— START Raw records —
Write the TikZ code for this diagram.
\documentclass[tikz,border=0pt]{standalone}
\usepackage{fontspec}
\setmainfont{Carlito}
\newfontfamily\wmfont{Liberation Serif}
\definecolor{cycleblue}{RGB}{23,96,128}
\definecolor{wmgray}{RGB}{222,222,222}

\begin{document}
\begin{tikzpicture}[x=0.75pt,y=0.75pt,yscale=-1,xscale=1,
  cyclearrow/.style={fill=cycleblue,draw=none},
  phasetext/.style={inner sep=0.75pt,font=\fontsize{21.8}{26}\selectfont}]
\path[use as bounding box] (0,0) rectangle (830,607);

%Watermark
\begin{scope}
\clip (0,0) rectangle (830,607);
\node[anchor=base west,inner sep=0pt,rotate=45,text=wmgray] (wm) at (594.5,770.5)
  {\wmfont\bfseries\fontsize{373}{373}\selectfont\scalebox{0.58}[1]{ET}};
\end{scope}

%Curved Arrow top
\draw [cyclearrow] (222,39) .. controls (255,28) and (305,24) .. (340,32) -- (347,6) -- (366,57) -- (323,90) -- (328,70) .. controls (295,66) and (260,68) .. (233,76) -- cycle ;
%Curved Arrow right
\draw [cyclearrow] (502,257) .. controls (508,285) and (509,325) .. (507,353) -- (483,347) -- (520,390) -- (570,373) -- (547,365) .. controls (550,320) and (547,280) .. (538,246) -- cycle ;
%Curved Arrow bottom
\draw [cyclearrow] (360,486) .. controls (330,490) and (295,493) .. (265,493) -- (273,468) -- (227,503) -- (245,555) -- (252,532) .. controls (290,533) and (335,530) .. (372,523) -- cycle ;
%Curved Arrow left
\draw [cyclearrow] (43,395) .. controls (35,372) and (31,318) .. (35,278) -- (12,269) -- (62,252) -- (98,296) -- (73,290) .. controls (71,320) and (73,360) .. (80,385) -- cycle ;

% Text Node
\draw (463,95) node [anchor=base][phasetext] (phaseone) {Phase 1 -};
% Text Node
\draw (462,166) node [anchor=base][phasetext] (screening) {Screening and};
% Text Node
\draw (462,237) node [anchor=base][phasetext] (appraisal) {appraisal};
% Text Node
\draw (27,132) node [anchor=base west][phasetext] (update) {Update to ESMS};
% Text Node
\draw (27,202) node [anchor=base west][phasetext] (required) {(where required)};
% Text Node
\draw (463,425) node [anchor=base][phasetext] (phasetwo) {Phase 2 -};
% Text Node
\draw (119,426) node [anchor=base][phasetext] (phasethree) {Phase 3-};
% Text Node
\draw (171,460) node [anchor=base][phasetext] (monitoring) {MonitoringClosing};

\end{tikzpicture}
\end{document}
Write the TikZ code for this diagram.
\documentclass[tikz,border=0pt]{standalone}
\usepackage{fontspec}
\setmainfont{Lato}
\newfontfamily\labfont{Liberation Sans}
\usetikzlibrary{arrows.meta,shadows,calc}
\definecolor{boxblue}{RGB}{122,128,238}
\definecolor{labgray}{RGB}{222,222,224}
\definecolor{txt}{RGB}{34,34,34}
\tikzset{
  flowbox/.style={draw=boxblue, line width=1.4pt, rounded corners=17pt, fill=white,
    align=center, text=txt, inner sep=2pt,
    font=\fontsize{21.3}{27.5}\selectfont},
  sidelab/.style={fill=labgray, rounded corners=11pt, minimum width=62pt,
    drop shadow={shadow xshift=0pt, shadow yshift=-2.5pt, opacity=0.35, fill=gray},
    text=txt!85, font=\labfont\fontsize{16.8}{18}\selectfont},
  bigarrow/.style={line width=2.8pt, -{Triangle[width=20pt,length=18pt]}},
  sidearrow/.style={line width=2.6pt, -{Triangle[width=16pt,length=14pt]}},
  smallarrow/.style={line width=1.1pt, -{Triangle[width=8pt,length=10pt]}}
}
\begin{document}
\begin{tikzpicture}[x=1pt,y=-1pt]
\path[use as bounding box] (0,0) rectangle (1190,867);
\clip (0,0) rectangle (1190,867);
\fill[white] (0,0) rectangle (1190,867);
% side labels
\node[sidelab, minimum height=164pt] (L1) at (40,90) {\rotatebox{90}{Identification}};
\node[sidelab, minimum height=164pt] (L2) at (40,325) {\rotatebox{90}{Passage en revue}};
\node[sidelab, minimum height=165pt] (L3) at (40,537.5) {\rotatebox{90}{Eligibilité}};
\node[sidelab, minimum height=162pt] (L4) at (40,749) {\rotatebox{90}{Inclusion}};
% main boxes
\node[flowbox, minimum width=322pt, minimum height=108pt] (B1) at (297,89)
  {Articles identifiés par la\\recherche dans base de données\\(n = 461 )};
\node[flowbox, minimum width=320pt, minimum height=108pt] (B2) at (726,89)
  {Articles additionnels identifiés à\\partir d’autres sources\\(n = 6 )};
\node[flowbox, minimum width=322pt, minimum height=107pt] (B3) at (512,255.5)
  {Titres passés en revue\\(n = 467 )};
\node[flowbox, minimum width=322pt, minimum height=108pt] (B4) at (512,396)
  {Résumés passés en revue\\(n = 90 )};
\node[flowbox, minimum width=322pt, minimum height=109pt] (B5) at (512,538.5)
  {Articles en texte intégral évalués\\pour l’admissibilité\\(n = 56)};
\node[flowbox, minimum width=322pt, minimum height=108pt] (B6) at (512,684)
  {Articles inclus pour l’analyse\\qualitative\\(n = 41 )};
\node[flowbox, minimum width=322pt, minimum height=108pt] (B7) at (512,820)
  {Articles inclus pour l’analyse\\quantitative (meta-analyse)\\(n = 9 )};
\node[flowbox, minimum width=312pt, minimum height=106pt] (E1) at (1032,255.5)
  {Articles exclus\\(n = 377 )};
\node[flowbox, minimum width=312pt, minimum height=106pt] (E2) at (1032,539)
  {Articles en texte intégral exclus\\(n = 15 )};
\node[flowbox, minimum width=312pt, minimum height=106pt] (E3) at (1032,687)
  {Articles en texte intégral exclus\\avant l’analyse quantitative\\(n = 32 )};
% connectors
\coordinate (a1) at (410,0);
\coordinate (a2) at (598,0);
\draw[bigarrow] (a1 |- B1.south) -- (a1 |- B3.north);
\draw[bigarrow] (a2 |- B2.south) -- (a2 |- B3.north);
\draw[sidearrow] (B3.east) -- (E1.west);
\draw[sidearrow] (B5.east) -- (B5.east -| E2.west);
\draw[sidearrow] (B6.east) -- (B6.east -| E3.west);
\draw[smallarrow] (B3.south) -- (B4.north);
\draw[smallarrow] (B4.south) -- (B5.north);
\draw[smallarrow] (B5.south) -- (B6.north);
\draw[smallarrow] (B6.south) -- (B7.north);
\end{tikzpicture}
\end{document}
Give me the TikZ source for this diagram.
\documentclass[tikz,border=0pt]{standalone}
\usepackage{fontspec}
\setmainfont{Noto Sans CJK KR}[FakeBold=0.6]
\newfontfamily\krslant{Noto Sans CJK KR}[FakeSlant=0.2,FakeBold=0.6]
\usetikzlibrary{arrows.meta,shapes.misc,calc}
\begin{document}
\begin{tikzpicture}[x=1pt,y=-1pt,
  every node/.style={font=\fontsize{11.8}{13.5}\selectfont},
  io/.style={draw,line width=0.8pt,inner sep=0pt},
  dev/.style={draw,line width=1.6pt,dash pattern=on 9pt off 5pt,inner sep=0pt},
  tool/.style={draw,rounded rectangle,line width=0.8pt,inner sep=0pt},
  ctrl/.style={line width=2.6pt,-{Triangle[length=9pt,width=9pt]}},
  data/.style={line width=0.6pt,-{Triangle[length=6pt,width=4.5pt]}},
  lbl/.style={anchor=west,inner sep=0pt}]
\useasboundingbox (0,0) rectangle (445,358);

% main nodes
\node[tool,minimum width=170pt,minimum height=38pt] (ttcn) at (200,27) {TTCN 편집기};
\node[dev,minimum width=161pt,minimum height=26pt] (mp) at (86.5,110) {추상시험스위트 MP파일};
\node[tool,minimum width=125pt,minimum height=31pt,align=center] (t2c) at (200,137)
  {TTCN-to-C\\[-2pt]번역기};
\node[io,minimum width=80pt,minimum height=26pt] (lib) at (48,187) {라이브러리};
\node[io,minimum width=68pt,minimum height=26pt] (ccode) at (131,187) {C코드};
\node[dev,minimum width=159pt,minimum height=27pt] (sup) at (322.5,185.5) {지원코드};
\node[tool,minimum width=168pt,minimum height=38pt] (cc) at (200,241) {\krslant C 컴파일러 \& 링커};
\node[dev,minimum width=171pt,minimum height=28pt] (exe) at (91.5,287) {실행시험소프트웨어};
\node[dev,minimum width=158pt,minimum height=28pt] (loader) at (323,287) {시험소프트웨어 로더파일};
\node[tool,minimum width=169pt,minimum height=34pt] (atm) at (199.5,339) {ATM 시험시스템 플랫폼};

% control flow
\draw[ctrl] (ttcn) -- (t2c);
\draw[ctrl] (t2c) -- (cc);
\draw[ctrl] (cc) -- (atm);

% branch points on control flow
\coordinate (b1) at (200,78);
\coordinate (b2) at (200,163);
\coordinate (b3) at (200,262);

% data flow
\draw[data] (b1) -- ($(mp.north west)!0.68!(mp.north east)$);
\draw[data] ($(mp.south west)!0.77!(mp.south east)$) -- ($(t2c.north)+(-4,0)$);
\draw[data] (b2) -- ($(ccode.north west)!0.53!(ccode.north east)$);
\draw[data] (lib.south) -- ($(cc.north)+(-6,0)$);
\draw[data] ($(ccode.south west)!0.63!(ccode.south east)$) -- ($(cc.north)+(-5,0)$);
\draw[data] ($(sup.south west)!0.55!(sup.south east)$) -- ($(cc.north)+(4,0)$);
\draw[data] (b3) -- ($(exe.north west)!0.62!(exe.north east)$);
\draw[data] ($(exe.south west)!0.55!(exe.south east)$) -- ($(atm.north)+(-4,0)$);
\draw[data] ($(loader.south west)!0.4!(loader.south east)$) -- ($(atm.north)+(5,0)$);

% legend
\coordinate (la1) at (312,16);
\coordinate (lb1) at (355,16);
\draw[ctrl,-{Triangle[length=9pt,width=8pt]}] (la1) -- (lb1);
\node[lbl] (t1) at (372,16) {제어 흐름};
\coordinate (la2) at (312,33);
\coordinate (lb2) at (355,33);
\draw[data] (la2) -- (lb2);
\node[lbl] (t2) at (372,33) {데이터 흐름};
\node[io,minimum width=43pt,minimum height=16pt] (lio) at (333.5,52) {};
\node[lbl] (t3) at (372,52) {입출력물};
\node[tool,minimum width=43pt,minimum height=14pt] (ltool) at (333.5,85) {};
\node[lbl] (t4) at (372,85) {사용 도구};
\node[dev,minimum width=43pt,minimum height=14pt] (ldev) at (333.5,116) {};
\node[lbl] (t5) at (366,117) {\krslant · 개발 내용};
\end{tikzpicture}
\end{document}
— END Raw records —
Stated problem | Transcribe word for word the lines from the one holding "Give me the TikZ source for this diagram." through the one holding "(0,0) rectangle (445,358);". Include both, and add nothing.

Worked answer |
Give me the TikZ source for this diagram.
\documentclass[tikz,border=0pt]{standalone}
\usepackage{fontspec}
\setmainfont{Noto Sans CJK KR}[FakeBold=0.6]
\newfontfamily\krslant{Noto Sans CJK KR}[FakeSlant=0.2,FakeBold=0.6]
\usetikzlibrary{arrows.meta,shapes.misc,calc}
\begin{document}
\begin{tikzpicture}[x=1pt,y=-1pt,
  every node/.style={font=\fontsize{11.8}{13.5}\selectfont},
  io/.style={draw,line width=0.8pt,inner sep=0pt},
  dev/.style={draw,line width=1.6pt,dash pattern=on 9pt off 5pt,inner sep=0pt},
  tool/.style={draw,rounded rectangle,line width=0.8pt,inner sep=0pt},
  ctrl/.style={line width=2.6pt,-{Triangle[length=9pt,width=9pt]}},
  data/.style={line width=0.6pt,-{Triangle[length=6pt,width=4.5pt]}},
  lbl/.style={anchor=west,inner sep=0pt}]
\useasboundingbox (0,0) rectangle (445,358);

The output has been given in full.